Does it matter. No, not really.

But for many, finding flaws and inconsistencies in movies can be entertaining.
Not just guns but other things like disappearing props, wardrobe incongruity, time of day changes in a scene….
Like when I observed that Daisy Duke was wearing two different tops in a single continuous car chase!
 
If misidentification of firearms in TV or movies bugs you, never, ever watch British Crime Dramas, the will show a Webley and refer to it as a automatic in the rare 9MM caliber. They have some really good detective dramas, but they know crapola about guns.
 
It may have been in the books, but I remember Bond's pistol being referred to as a "Beretta Belle," which has always stuck with me. Compared to the .25 auto, the 7.65 definitely had a delivery like a "brick through a plate glass window." I wouldn't want to soak up either. Being shot is sort of like gambling. That lone bullet MIGHT do no damage, and then again, it MIGHT end you. All the braggadocio in the world can't change that.

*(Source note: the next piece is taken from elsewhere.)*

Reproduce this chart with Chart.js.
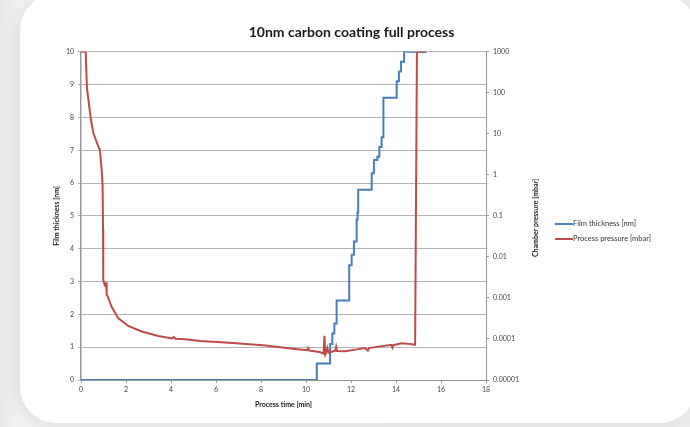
<!DOCTYPE html>
<html>
<head>
<meta charset="utf-8">
<script src="https://cdn.jsdelivr.net/npm/chart.js@4.4.1/dist/chart.umd.min.js"></script>
<style>
  html, body { margin: 0; padding: 0; }
  body {
    width: 690px; height: 427px; overflow: hidden; position: relative;
    background: linear-gradient(90deg, #e9e9e9 0px, #f1f1f1 20px, #ececec 100%);
  }
  .card {
    position: absolute; left: 20px; top: -6px; width: 676px; height: 429px;
    background: #fff; border-radius: 36px;
    box-shadow: -4px 2px 14px rgba(0, 0, 0, 0.07);
  }
  #chart-wrap { position: absolute; left: 0; top: 0; width: 690px; height: 427px; }
</style>
</head>
<body>
<div class="card"></div>
<div id="chart-wrap"><canvas id="coating-chart"></canvas></div>
<script>
// film thickness steps: time [min] at which the reading changes, new value [nm]
const filmTime = [0, 10.48, 11.07, 11.17, 11.26, 11.36, 11.92, 12.03, 12.13, 12.25, 12.29, 12.32,
    12.92, 13.02, 13.17, 13.26, 13.36, 13.44, 14.03, 14.13, 14.22, 14.36, 15.36];
const filmThickness = [0, 0.5, 1.1, 1.42, 1.72, 2.42, 3.5, 3.82, 4.22, 4.88, 5.1, 5.8,
    6.3, 6.7, 6.8, 7.1, 7.4, 8.6, 9.1, 9.4, 9.7, 10, 10];

// chamber pressure [mbar]
const pressureTime = [0, 0.21, 0.24, 0.27, 0.33, 0.44, 0.55, 0.77, 0.84, 0.92, 0.96, 0.98, 0.99, 1.05,
    1.1, 1.12, 1.14, 1.18, 1.36, 1.66, 2.1, 2.7, 3.44, 4.05, 4.12, 4.2, 4.62, 5.3, 6.76, 8.2,
    9.6, 10.05, 10.1, 10.15, 10.3, 10.6, 10.78, 10.82, 10.86, 10.9, 10.95, 11.0, 11.3, 11.34, 11.38,
    11.73, 12.2, 12.62, 12.75, 12.8, 13.3, 13.8, 13.84, 13.88, 13.96, 14.25, 14.5, 14.85, 14.93, 15.36];
const pressureValues = [1000, 1000, 300, 120, 68, 22, 10.5, 4.9, 4.1, 1.3, 0.57, 0.046, 0.0028, 0.0021,
    0.0019, 0.0024, 0.0012, 0.0011, 0.00061, 0.00032, 0.000208, 0.000152, 0.000118, 0.000103, 0.000112, 0.000101, 0.000099, 0.000089, 0.00008, 0.000069,
    0.000056, 0.000053, 0.00006, 0.000052, 0.000051, 0.000048, 0.000044, 0.00012, 0.000042, 0.000047, 0.00006, 0.000046, 0.000052, 0.000065, 0.000051,
    0.00005, 0.000055, 0.00006, 0.000052, 0.00006, 0.000066, 0.000072, 0.000062, 0.000071, 0.000072, 0.000079, 0.000077, 0.000072, 1000, 1000];

const pressureTickValues = [0.00001, 0.0001, 0.001, 0.01, 0.1, 1, 10, 100, 1000];
const pressureTickLabels = ['0.00001', '0.0001', '0.001', '0.01', '0.1', '1', '10', '100', '1000'];

const chartTitle = '10nm carbon coating full process';
const pressureTitle = 'Chamber pressure [mbar]';

const tickFont = { family: 'Lato', size: 7 };

// right axis title reads bottom to top, and the legend sits right of it
const extraText = {
    id: 'extraText',
    afterDraw(chart) {
        const ctx = chart.ctx;
        const area = chart.chartArea;
        ctx.save();
        ctx.translate(536, (area.top + area.bottom) / 2 + 2);
        ctx.rotate(-Math.PI / 2);
        ctx.font = 'bold 7px Lato';
        ctx.fillStyle = '#1a1a1a';
        ctx.textAlign = 'center';
        ctx.textBaseline = 'middle';
        ctx.fillText(pressureTitle, 0, 0);
        ctx.restore();

        ctx.save();
        ctx.font = '7.5px Lato';
        ctx.textBaseline = 'middle';
        ctx.textAlign = 'left';
        chart.data.datasets.forEach((ds, i) => {
            const y = 224 + i * 15;
            ctx.strokeStyle = ds.borderColor;
            ctx.lineWidth = 2;
            ctx.beginPath();
            ctx.moveTo(555, y);
            ctx.lineTo(573, y);
            ctx.stroke();
            ctx.fillStyle = '#333';
            ctx.fillText(ds.label, 573, y);
        });
        ctx.restore();
    }
};

const ctx = document.getElementById('coating-chart').getContext('2d');
new Chart(ctx, {
    type: 'line',
    data: {
        datasets: [{
            label: 'Film thickness [nm]',
            data: filmTime.map((t, i) => ({ x: t, y: filmThickness[i] })),
            yAxisID: 'y',
            borderColor: '#4a7ebb',
            borderWidth: 2,
            pointRadius: 0,
            stepped: 'before',
            order: 2
        }, {
            label: 'Process pressure [mbar]',
            data: pressureTime.map((t, i) => ({ x: t, y: pressureValues[i] })),
            yAxisID: 'y2',
            borderColor: '#be4b48',
            borderWidth: 2,
            pointRadius: 0,
            tension: 0,
            order: 1
        }]
    },
    options: {
        responsive: true,
        maintainAspectRatio: false,
        animation: false,
        layout: { padding: { left: 20, right: 7, top: 24, bottom: 7 } },
        plugins: {
            legend: { display: false },
            tooltip: { enabled: false },
            title: {
                display: true,
                text: chartTitle,
                color: '#1a1a1a',
                font: { family: 'Lato', size: 14, weight: 'bold' },
                padding: { top: 0, bottom: 11 }
            }
        },
        scales: {
            x: {
                type: 'linear',
                min: 0,
                max: 18,
                ticks: { stepSize: 2, font: tickFont, color: '#444', padding: 3 },
                grid: { drawOnChartArea: false, tickLength: 3, color: '#999' },
                border: { color: '#999', width: 1 },
                title: {
                    display: true,
                    text: 'Process time [min]',
                    color: '#1a1a1a',
                    font: { family: 'Lato', size: 7, weight: 'bold' },
                    padding: { top: 0, bottom: 11 }
                },
                afterFit(scale) { scale.height = 40; }
            },
            y: {
                type: 'linear',
                position: 'left',
                min: 0,
                max: 10,
                ticks: { stepSize: 1, font: tickFont, color: '#444', padding: 4 },
                grid: { color: '#b4b4b4', tickLength: 3 },
                border: { color: '#999', width: 1.5 },
                title: {
                    display: true,
                    text: 'Film thickness [nm]',
                    color: '#1a1a1a',
                    font: { family: 'Lato', size: 7, weight: 'bold' },
                    padding: { top: 33, bottom: 0 }
                },
                afterFit(scale) { scale.width = 61; }
            },
            y2: {
                type: 'logarithmic',
                position: 'right',
                min: 0.00001,
                max: 1000,
                afterBuildTicks(scale) {
                    scale.ticks = pressureTickValues.map(v => ({ value: v }));
                },
                ticks: {
                    font: tickFont,
                    color: '#444',
                    padding: 4,
                    callback: (value, index) => pressureTickLabels[index]
                },
                grid: { drawOnChartArea: false, tickLength: 3, color: '#999' },
                border: { color: '#999', width: 1 },
                afterFit(scale) { scale.width = 197; }
            }
        }
    },
    plugins: [extraText]
});
</script>
</body>
</html>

I had a patient once who was shot right in the bridge of his nose with a .38 Special at near contact distance. The bullet passed through the ethmoid sinus, glanced off the base of the cranial vault, deflected slightly to the side and exited just below the occipital lobe lateral to the spine. He was conscious on arrival. He was neurologically intact, and after a CT to determine internal damage, he spent the night in ICU and was discharged the next day. He had a band aid on his nose and another covering the exit slit on his neck. But consider this, he only took ONE hit. Had that person unloaded all 5 or 6 into his face, I suspect he and the graveyard would have had a date-certain.

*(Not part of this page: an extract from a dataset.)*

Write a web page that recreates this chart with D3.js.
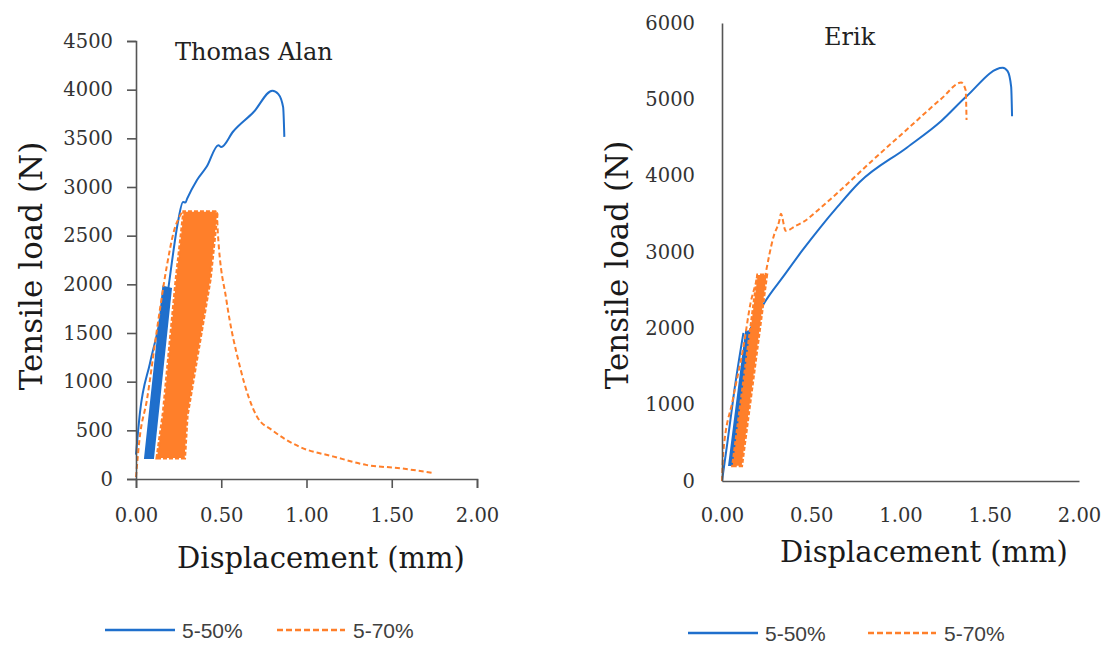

John Hinckley put a single .22 bullet into each of four men. Reagan to the chest just shy of the heart, Brady to the brain case (became a mewling cat), Delahanty took one to the neck and dropped like a sac, and Thomas McCartney took one WELL-PUBLICIZED hit to the stomach and went down hard. Four bullets from a .22 caliber, sub-2-inch barrel, $50 revolver nearly changed a government. (I wonder how many people know that Hinckley's family was back-slapping buddies with the BUSH family?)

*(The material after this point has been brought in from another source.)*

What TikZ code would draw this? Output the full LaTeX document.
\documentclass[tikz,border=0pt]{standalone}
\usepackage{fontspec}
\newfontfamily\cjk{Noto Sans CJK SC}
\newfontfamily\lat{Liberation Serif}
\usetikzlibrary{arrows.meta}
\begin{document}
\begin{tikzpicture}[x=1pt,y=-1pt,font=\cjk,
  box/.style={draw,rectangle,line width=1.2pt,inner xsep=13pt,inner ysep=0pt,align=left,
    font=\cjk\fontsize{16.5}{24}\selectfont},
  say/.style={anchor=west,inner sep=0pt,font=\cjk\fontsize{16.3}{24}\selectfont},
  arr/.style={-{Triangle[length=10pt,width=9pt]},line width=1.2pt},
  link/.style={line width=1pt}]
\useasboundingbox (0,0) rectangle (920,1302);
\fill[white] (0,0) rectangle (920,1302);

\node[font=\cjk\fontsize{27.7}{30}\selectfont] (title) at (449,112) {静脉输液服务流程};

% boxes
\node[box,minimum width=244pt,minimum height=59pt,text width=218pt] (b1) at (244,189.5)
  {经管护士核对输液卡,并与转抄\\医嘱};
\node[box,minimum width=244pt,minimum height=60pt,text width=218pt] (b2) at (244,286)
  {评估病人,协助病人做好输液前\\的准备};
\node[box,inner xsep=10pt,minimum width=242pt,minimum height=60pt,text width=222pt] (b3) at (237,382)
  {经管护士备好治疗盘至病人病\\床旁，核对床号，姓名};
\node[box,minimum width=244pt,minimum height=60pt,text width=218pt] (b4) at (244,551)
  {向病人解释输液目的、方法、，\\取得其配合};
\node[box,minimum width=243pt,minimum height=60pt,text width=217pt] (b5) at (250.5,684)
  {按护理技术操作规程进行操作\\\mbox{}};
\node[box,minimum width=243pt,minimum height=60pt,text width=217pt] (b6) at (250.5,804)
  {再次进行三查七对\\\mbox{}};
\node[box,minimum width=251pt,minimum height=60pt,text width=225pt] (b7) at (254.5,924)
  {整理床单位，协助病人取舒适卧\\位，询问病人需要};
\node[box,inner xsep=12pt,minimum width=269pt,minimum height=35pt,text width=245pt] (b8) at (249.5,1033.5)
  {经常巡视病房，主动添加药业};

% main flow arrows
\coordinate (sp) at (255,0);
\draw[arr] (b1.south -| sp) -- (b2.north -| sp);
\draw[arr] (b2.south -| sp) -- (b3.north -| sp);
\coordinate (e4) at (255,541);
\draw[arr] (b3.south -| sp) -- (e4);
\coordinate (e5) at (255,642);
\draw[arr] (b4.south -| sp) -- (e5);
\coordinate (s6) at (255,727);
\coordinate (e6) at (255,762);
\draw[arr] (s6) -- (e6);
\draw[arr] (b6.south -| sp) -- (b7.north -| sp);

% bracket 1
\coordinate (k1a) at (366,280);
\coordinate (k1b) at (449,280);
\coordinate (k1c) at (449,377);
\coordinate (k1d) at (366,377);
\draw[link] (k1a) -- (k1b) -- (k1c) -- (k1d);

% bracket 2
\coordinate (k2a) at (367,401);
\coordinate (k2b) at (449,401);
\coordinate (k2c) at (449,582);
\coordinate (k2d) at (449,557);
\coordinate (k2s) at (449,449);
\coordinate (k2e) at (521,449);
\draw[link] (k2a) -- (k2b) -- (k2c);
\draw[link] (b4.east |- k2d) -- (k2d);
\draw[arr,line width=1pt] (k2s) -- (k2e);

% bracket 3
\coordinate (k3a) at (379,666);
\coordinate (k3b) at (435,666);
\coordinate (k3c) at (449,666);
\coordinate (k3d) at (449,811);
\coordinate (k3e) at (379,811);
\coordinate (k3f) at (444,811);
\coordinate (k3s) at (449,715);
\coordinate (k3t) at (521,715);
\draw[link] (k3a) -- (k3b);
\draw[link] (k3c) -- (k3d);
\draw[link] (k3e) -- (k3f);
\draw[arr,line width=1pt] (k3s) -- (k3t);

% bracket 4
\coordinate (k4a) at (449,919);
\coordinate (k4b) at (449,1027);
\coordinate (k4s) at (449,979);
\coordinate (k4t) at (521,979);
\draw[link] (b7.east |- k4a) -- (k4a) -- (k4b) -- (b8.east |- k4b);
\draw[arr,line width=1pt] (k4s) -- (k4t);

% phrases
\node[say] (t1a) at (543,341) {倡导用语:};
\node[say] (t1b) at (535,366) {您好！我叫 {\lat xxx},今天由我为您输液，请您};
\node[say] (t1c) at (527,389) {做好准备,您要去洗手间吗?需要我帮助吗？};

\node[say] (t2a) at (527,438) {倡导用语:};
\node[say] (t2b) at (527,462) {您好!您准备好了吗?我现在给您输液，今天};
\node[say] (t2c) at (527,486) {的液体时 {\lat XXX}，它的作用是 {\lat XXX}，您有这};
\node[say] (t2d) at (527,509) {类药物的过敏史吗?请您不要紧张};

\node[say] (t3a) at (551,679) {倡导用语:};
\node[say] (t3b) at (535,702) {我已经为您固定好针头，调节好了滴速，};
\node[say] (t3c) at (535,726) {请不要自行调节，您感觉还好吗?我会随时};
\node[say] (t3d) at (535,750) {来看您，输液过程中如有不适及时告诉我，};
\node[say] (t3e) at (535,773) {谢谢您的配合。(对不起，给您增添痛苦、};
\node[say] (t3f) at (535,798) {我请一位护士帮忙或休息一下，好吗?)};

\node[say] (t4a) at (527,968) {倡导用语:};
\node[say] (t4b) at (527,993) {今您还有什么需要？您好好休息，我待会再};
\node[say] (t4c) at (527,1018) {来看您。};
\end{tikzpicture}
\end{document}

I carry small guns because they're EASY to carry and I'm not planning to save the world. I'm planning to save ME and MINE, and my little Beretta will do that, as will it's big brother the Tomcat, or my Seecamp .32, or even my Kahr P380, or one of my more favorite S&W J-frames such as the M43C.
Another "tale from the ER," Had a young man come in shot through the sternum by a homemade "zip gun" because he was arguing with his extremely attractive girlfriend (who worked at the hospital), so he decided to show her and BANG pumped a slug into his own chest. It was a .22LR of course. We spend a good while doing the usual chest compressions before calling it. Don't EVER GET IT TWISTED! A single .22 Long Rifle slug through the sternum - center mass will END YOU! So will a single .25 ACP slug.
 
It may have been in the books, but I remember Bond's pistol being referred to as a "Beretta Belle," which has always stuck with me
I don't recall Bond ever using the term "Beretta Belle", but in the early books, before he switched over to the automag, Mack Bolan carried a Beretta Brigadier that he had named "Belle", and it was frequently referred to as his "Beretta Belle".